### [Goal]
The required output is the exact run of lines from the line containing "What TikZ code" to the line containing "(11,586) rectangle (1230,900);", inclusive, and nothing besides.

--- Start of Stored rows ---

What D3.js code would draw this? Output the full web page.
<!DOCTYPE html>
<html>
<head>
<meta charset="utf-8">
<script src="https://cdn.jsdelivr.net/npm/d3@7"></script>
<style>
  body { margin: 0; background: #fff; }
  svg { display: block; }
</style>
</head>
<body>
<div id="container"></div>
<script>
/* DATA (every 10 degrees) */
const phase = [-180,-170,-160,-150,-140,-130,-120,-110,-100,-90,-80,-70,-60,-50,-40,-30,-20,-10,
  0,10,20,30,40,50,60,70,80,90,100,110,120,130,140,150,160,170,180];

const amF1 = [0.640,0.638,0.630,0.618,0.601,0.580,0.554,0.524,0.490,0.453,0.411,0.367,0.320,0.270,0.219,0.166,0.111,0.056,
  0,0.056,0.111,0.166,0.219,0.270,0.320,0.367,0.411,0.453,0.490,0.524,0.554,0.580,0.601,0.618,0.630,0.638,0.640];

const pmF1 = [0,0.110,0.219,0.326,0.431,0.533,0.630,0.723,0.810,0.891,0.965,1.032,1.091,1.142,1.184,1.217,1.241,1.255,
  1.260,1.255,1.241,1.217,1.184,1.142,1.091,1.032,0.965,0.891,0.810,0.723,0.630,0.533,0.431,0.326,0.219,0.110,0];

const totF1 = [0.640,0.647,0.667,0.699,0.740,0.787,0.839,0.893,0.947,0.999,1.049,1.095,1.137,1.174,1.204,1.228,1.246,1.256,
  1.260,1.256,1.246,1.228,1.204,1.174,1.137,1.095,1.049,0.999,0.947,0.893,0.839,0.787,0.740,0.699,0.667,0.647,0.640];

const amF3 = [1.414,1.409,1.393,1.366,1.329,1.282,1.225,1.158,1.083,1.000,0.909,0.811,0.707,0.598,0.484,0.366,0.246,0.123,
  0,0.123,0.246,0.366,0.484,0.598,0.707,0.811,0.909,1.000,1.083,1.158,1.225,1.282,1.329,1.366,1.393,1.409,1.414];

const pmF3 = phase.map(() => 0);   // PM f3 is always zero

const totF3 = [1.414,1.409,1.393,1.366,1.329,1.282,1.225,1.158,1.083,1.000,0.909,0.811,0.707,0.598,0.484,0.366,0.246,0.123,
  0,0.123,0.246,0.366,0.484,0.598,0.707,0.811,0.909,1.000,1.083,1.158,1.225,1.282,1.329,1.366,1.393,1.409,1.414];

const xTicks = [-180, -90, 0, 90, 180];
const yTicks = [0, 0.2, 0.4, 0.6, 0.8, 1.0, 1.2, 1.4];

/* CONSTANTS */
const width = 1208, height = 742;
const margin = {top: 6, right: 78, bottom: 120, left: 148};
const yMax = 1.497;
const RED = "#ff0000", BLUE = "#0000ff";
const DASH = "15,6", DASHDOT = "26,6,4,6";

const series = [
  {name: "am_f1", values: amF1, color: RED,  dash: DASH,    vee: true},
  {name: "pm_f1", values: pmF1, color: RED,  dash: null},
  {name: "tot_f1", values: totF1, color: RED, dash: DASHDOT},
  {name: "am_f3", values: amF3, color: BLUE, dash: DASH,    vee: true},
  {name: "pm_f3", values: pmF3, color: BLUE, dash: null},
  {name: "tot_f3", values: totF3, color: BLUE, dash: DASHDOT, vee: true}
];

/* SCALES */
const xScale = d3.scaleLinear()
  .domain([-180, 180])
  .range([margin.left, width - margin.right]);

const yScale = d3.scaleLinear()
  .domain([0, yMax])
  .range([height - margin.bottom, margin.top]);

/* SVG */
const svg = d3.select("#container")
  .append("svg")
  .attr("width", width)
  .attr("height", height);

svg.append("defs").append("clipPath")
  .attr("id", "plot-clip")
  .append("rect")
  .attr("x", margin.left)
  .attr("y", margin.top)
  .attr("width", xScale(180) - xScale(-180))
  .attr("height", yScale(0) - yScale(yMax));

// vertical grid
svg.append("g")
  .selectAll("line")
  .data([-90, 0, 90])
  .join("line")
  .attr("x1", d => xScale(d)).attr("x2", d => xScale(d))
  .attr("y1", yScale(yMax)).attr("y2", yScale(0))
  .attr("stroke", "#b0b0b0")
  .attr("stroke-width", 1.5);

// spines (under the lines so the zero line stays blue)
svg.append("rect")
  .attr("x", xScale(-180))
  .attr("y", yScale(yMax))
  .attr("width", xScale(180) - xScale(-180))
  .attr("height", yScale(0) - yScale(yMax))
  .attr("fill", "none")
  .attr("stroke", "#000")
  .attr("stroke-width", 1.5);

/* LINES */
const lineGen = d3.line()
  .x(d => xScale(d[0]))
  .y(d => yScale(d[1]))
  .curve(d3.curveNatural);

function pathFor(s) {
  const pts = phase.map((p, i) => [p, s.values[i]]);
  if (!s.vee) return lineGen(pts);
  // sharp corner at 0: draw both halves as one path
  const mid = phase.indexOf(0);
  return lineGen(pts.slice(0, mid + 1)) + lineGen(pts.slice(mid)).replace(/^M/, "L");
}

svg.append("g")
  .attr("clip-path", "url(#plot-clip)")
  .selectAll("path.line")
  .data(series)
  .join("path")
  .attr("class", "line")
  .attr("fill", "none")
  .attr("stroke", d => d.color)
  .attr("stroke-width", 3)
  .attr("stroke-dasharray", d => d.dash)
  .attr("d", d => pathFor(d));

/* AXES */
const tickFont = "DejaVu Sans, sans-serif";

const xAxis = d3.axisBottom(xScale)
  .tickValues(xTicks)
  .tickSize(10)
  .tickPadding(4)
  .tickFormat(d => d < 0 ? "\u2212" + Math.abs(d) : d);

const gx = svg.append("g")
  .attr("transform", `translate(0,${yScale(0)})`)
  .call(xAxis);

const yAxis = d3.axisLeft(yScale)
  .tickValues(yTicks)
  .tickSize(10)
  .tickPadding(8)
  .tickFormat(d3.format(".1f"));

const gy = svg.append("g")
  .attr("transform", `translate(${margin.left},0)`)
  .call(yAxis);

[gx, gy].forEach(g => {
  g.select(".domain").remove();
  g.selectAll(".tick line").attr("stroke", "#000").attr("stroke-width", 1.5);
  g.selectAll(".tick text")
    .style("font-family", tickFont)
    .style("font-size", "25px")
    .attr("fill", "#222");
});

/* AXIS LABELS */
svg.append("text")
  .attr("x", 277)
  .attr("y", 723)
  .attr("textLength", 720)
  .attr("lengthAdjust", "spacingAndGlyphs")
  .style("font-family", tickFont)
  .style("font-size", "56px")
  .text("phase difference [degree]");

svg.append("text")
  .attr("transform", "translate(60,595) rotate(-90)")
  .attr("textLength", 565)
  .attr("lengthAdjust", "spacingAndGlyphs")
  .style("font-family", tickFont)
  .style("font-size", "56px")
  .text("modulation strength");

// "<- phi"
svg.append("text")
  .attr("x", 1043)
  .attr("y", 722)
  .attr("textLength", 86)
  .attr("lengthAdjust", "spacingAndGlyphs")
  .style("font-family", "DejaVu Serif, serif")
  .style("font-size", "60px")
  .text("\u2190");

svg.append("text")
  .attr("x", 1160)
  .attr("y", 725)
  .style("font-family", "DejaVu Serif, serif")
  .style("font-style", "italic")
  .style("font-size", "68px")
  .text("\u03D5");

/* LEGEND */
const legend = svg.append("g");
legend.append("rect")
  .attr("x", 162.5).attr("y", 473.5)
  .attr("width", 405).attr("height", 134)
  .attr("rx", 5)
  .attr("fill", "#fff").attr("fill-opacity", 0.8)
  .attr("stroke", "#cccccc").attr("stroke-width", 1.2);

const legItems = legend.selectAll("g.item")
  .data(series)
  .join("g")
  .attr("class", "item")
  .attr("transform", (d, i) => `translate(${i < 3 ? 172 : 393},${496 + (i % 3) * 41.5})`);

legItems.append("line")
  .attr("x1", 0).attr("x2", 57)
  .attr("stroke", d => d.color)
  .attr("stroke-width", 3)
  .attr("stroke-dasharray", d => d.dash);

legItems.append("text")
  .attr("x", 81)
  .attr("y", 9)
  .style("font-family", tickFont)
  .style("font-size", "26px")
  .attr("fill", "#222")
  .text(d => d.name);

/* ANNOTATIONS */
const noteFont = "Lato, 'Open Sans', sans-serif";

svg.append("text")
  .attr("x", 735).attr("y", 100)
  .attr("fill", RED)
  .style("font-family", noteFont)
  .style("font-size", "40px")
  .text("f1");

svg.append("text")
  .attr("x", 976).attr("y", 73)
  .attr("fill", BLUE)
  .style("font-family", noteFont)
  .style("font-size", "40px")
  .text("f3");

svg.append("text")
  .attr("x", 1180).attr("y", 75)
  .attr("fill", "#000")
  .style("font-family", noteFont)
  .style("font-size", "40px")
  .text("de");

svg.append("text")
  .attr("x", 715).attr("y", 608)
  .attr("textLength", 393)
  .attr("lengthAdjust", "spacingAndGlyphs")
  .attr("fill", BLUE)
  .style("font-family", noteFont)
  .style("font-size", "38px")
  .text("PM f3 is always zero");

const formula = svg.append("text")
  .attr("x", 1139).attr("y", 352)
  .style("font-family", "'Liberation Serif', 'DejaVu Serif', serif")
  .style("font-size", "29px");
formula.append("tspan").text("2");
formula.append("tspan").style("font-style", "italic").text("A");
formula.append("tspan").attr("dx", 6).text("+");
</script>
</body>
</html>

--- End of Stored rows ---
--- Start of Stored rows ---

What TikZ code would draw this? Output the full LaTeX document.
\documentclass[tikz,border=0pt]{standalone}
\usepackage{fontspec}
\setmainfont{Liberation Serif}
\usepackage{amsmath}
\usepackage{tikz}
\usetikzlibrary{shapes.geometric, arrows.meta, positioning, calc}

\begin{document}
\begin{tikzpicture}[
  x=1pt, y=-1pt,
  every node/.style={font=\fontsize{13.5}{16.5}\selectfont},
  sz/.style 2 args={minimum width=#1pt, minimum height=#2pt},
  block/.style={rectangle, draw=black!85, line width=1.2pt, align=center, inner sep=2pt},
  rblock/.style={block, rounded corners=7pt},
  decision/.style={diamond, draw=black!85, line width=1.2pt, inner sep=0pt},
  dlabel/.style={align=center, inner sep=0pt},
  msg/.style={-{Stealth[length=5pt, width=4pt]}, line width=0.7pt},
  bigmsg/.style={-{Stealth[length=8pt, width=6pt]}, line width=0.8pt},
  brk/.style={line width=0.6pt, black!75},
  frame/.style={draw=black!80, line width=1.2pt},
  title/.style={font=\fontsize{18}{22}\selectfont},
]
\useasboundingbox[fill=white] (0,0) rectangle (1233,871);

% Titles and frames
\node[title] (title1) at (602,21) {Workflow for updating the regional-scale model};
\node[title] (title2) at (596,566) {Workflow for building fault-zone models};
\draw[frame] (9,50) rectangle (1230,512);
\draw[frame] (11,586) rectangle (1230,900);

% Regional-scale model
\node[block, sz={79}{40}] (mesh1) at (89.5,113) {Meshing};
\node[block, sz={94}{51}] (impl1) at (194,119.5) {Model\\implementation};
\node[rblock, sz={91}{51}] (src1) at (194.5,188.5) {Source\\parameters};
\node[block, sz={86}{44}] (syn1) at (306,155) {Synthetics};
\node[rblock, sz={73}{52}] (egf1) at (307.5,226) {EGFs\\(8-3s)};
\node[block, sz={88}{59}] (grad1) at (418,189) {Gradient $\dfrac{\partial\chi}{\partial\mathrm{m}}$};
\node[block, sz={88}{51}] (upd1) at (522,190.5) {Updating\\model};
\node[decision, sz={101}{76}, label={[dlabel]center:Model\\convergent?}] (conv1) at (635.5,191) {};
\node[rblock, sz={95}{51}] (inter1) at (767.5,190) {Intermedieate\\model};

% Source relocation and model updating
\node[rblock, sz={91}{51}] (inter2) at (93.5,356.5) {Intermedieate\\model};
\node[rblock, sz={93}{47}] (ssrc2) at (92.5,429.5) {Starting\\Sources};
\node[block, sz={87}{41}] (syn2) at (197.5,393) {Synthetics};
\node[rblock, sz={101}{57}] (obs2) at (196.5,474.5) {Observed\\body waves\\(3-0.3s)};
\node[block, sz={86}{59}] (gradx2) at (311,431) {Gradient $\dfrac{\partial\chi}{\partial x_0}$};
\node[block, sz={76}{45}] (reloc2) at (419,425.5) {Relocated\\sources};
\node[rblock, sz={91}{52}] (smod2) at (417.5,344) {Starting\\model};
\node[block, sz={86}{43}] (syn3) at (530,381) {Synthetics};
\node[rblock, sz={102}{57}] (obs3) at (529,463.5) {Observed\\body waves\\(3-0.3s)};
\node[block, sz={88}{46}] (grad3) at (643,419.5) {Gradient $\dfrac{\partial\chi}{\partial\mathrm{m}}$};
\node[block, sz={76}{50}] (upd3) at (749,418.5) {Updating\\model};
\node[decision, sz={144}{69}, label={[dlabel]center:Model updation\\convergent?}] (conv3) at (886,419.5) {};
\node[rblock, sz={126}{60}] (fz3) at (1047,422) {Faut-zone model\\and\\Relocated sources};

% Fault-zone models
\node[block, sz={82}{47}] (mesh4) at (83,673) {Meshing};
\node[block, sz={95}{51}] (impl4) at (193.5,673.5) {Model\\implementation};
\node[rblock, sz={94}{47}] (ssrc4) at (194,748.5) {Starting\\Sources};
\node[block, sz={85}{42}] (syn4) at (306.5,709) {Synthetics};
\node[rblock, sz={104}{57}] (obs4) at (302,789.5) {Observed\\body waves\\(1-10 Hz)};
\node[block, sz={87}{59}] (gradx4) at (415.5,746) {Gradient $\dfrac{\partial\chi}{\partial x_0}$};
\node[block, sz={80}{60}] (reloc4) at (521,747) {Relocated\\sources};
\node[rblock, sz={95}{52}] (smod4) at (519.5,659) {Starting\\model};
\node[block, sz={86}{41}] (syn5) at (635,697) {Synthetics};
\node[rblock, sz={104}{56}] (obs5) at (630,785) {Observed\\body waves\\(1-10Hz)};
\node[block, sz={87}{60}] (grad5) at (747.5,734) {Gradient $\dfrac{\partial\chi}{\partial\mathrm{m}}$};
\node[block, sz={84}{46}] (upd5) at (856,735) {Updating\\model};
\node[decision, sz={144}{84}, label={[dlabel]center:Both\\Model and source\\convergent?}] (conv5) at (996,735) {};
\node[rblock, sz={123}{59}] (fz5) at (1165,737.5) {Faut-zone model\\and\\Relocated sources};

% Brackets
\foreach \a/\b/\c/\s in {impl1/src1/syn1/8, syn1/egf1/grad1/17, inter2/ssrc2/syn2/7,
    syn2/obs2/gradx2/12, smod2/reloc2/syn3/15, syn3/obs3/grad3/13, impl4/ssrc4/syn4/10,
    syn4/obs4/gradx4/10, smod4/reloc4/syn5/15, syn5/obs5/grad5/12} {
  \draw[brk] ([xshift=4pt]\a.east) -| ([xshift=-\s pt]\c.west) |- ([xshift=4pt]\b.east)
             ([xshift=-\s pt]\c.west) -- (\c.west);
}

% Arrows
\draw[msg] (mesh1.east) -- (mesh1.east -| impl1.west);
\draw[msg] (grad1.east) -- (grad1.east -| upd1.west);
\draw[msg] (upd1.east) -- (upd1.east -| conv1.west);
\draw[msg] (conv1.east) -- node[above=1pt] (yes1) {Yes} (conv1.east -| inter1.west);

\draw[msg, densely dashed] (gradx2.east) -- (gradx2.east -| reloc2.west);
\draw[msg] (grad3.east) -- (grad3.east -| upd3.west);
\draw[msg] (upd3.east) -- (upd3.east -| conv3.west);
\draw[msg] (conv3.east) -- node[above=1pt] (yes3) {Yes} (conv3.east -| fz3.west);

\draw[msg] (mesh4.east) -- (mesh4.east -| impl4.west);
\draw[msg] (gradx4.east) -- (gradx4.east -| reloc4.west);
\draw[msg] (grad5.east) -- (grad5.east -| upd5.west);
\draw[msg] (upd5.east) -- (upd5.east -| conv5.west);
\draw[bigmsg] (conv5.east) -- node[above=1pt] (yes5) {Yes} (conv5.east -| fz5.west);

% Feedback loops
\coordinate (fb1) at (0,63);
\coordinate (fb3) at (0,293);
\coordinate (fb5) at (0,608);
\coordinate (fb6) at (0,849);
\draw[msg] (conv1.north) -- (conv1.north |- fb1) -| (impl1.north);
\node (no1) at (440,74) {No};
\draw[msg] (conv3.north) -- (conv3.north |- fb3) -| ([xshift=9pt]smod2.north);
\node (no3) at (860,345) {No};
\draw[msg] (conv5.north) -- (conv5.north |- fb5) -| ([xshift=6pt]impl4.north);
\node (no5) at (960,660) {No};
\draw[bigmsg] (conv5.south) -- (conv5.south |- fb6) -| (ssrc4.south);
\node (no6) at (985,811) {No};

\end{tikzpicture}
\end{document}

--- End of Stored rows ---
--- Start of Stored rows ---

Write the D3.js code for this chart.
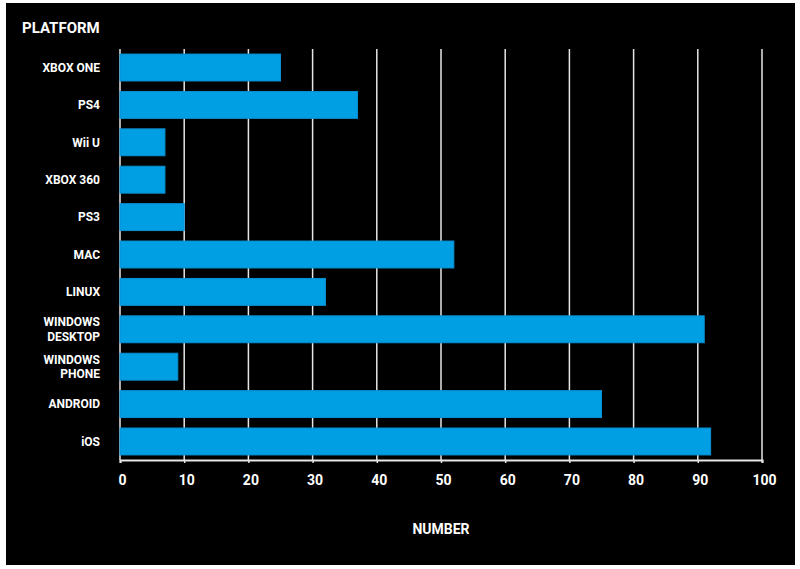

--- End of Stored rows ---

### [Full solution]
What TikZ code would draw this? Output the full LaTeX document.
\documentclass[tikz,border=0pt]{standalone}
\usepackage{fontspec}
\setmainfont{Liberation Serif}
\usepackage{amsmath}
\usepackage{tikz}
\usetikzlibrary{shapes.geometric, arrows.meta, positioning, calc}

\begin{document}
\begin{tikzpicture}[
  x=1pt, y=-1pt,
  every node/.style={font=\fontsize{13.5}{16.5}\selectfont},
  sz/.style 2 args={minimum width=#1pt, minimum height=#2pt},
  block/.style={rectangle, draw=black!85, line width=1.2pt, align=center, inner sep=2pt},
  rblock/.style={block, rounded corners=7pt},
  decision/.style={diamond, draw=black!85, line width=1.2pt, inner sep=0pt},
  dlabel/.style={align=center, inner sep=0pt},
  msg/.style={-{Stealth[length=5pt, width=4pt]}, line width=0.7pt},
  bigmsg/.style={-{Stealth[length=8pt, width=6pt]}, line width=0.8pt},
  brk/.style={line width=0.6pt, black!75},
  frame/.style={draw=black!80, line width=1.2pt},
  title/.style={font=\fontsize{18}{22}\selectfont},
]
\useasboundingbox[fill=white] (0,0) rectangle (1233,871);

% Titles and frames
\node[title] (title1) at (602,21) {Workflow for updating the regional-scale model};
\node[title] (title2) at (596,566) {Workflow for building fault-zone models};
\draw[frame] (9,50) rectangle (1230,512);
\draw[frame] (11,586) rectangle (1230,900);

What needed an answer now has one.